Jan 12, 2009, 11:44:19 PM1/12/09

to

Francesco Bochicchio <boc...@virgilio.it> wrote:

> My original program (mapfile.hs), of which I posted a sligtly
> simplified (and incorrect) version, works fine with small and
> medium-sized files, but choked on the 2GB file after then minutes,
> with the following message (I use gch 6.6 on OS/X):
>
> mapfile: memory allocation failed (requested 2097152 bytes)
>
> This lead me to the idea that maybe I was not doing 'lazy I/O'
> correctly ' and the program tried to read all the file in memory
> before processing it. Now, I'm not sure of it anymore, and I will look
> at the parts of the program that I omitted (which basically is the
> output side, which should write a much smaller file of about 10MB ).

Perhaps make sure you're compiling with optimizations enabled (the -O or
-O2 flags). I don't think this is the cause, but try it. If you get
out of memory, it's probably related to strictness.

> Your version of my simplified code has another problem with the 2GB
> file:
>
> Stack space overflow: current size 8388608 bytes.
> Use `+RTS -Ksize' to increase it.
>
> I also tried a strict IO version of this test, using ByteString.hGet
> to read each time a chunk of file and process it before reading the
> next one, and it fails with the same error on the 2GB file.
>
> In another language, I would think this is a case of too many
> recursion levels. But in haskell, which uses recursion as replacemet
> for iteration? Does it mean tha there is a maximum number of
> recursion levels and therefore of 'loop cycles' ?
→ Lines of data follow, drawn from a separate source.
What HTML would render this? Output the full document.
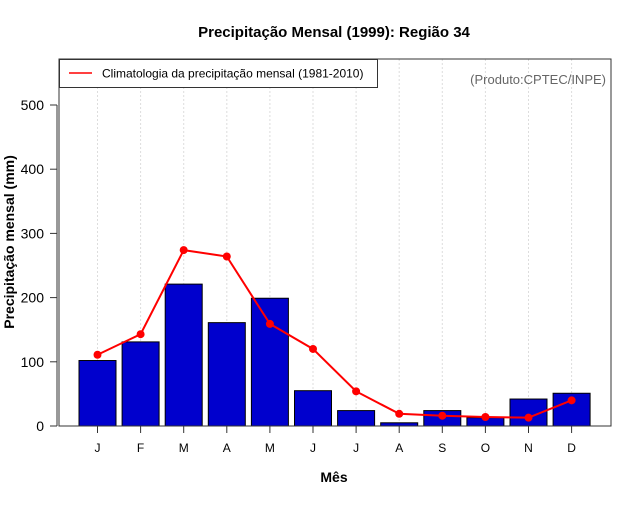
<!DOCTYPE html>
<html><head><meta charset="utf-8"><style>
html,body{margin:0;padding:0;background:#fff}
text{font-family:"Liberation Sans",sans-serif}
</style></head><body>
<svg id="c" width="640" height="500" xmlns="http://www.w3.org/2000/svg">
<text x="334" y="37" font-size="15" font-weight="bold" text-anchor="middle">Precipitação Mensal (1999): Região 34</text>
<text x="334" y="482" font-size="14" font-weight="bold" text-anchor="middle">Mês</text>
<text transform="translate(14,242) rotate(-90)" font-size="14" font-weight="bold" text-anchor="middle">Precipitação mensal (mm)</text>
<g id="grid"></g><g id="bars"></g><g id="line"></g><g id="axes"></g>
<rect x="59" y="59" width="552" height="367" fill="none" stroke="#333" stroke-width="1"/>
<g>
<rect x="59.5" y="59.5" width="318" height="28" fill="#fff" stroke="#333"/>
<line x1="69" y1="73" x2="92" y2="73" stroke="#f00" stroke-width="1.5"/>
<text x="102" y="77.5" font-size="12">Climatologia da precipitação mensal (1981-2010)</text>
</g>
<text x="606" y="84" font-size="13" fill="#666" text-anchor="end">(Produto:CPTEC/INPE)</text>
</svg>
<script>
const months=["J","F","M","A","M","J","J","A","S","O","N","D"];
const observed=[102,131,221,161,199,55,24,5,24,13,42,51];
const climatology=[111,143,274,264,159,120,54,19,16,14,13,40];
const yTicks=[0,100,200,300,400,500];
const NS="http://www.w3.org/2000/svg";
function X(i){return 97.5+i*43.1;}
function Y(v){return 426-v*0.642;}
function mk(tag,attrs,parent){const e=document.createElementNS(NS,tag);for(const k in attrs)e.setAttribute(k,attrs[k]);document.getElementById(parent).appendChild(e);return e;}
months.forEach((m,i)=>{
 const g=mk('line',{x1:X(i),x2:X(i),y1:59,y2:426,stroke:'#ddd','stroke-dasharray':'2,2'},'grid');
 
 
 const b=mk('rect',{x:X(i)-18.5,y:Y(observed[i]),width:37,height:426-Y(observed[i]),fill:'#0000cd',stroke:'#000','stroke-width':1},'bars');
 
 
 const t=mk('line',{x1:X(i),x2:X(i),y1:426,y2:433,stroke:'#333'},'axes');
 
 
 const l=mk('text',{x:X(i),y:452,'font-size':12,'text-anchor':'middle'},'axes');l.textContent=m;
 
 
});
const pl=mk('polyline',{points:climatology.map((v,i)=>X(i)+','+Y(v)).join(' '),fill:'none',stroke:'#f00','stroke-width':2},'line');


climatology.forEach((v,i)=>{
 const c=mk('circle',{cx:X(i),cy:Y(v),r:4,fill:'#f00'},'line');
 
 
});
const ax=mk('line',{x1:57,x2:57,y1:Y(0),y2:Y(500),stroke:'#333'},'axes');


yTicks.forEach(v=>{
 const t=mk('line',{x1:50,x2:57,y1:Y(v),y2:Y(v),stroke:'#333'},'axes');
 
 
 const l=mk('text',{x:44,y:Y(v)+5,'font-size':14,'text-anchor':'end'},'axes');l.textContent=v;
 
 
});
</script>
</body></html>
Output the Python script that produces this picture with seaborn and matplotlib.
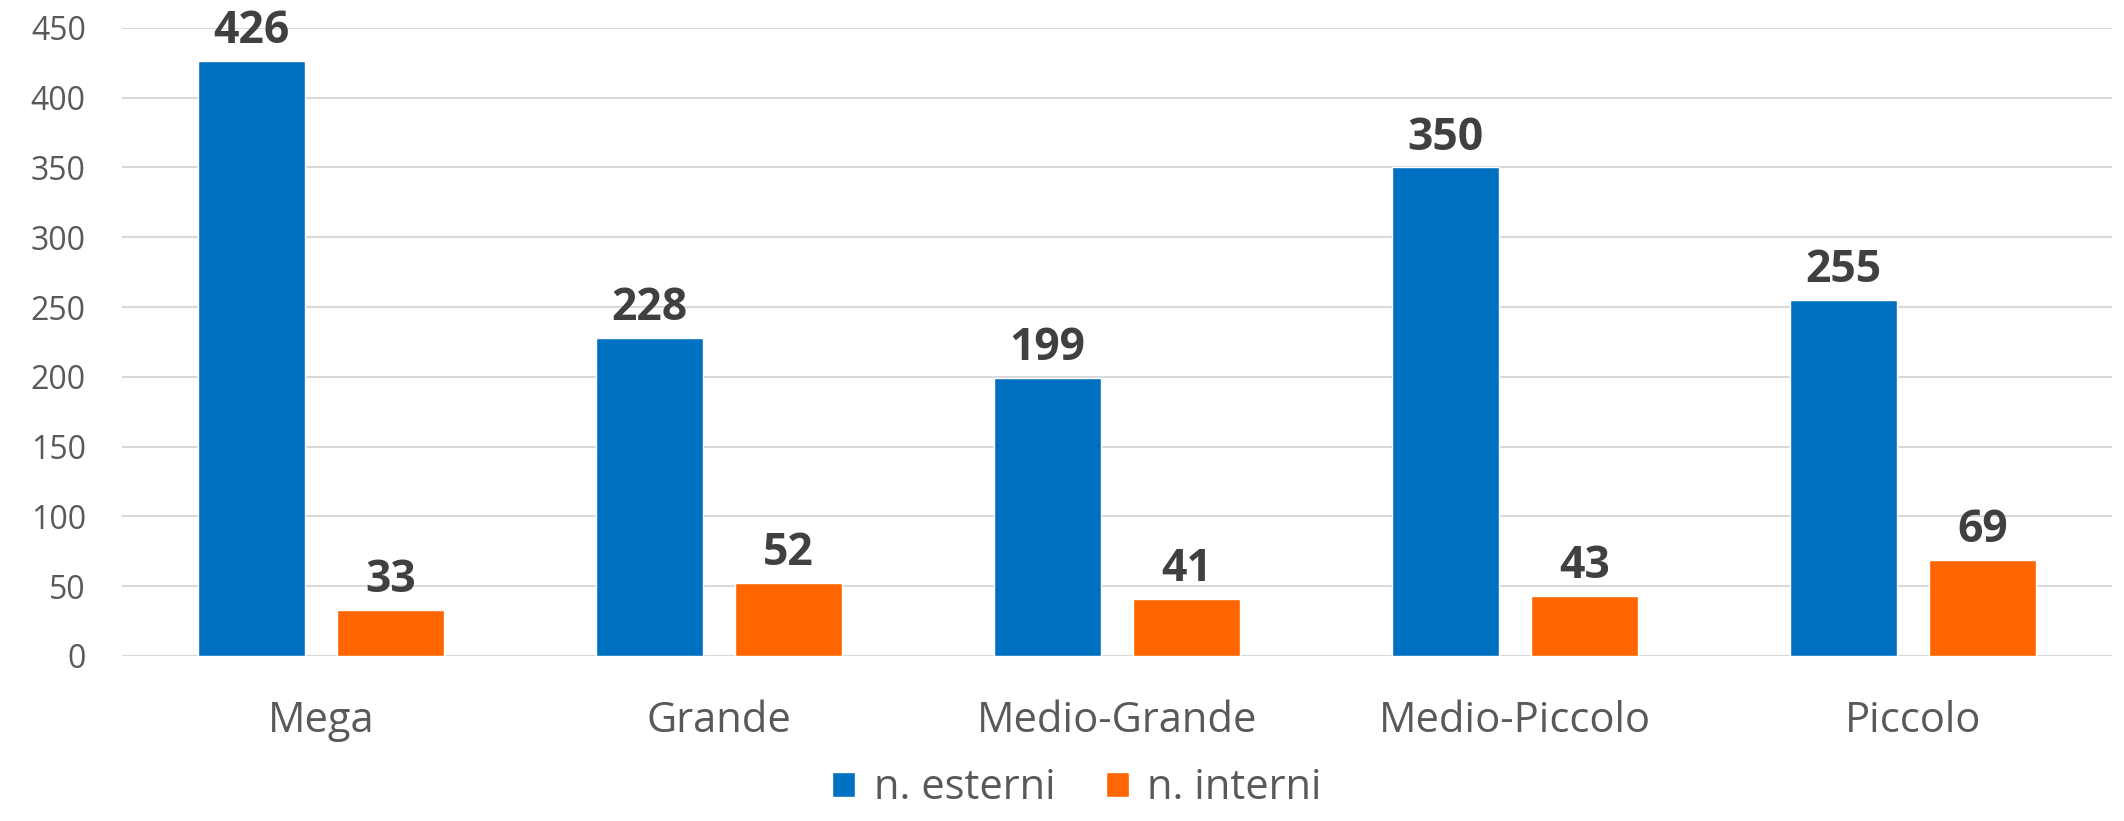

Firstly no, if you use recursion properly, there is no limit. In
non-monadic functions, make sure that the recursive call is the last
operation. This makes the function tail-recursive and thus equivalent
to a loop. GHC detects this and removes the recursive calls
accordingly. The usual factorial function is not tail-recursive,
because after the recursion, a multiplication is carried out:

factorial 0 = 1
factorial n = n * factorial (n-1)

You can make it tail-recursive by adding an accumulation parameter:

factorial' p 0 = p
factorial' p n = factorial (p*n) (n-1)

factorial = factorial' 1

In monadic code, make sure that the recursive call is the final
computation, i.e. rightmost in the binding sequence.

However, explicit recursion is usually worked around. There are plenty
of ways to do that, most notably monad functions from Control.Monad and
lists.

> Thanks again for all your suggestion. I tend to like my programs a bit
> more sugary than you do, but is matter of taste, right? :-)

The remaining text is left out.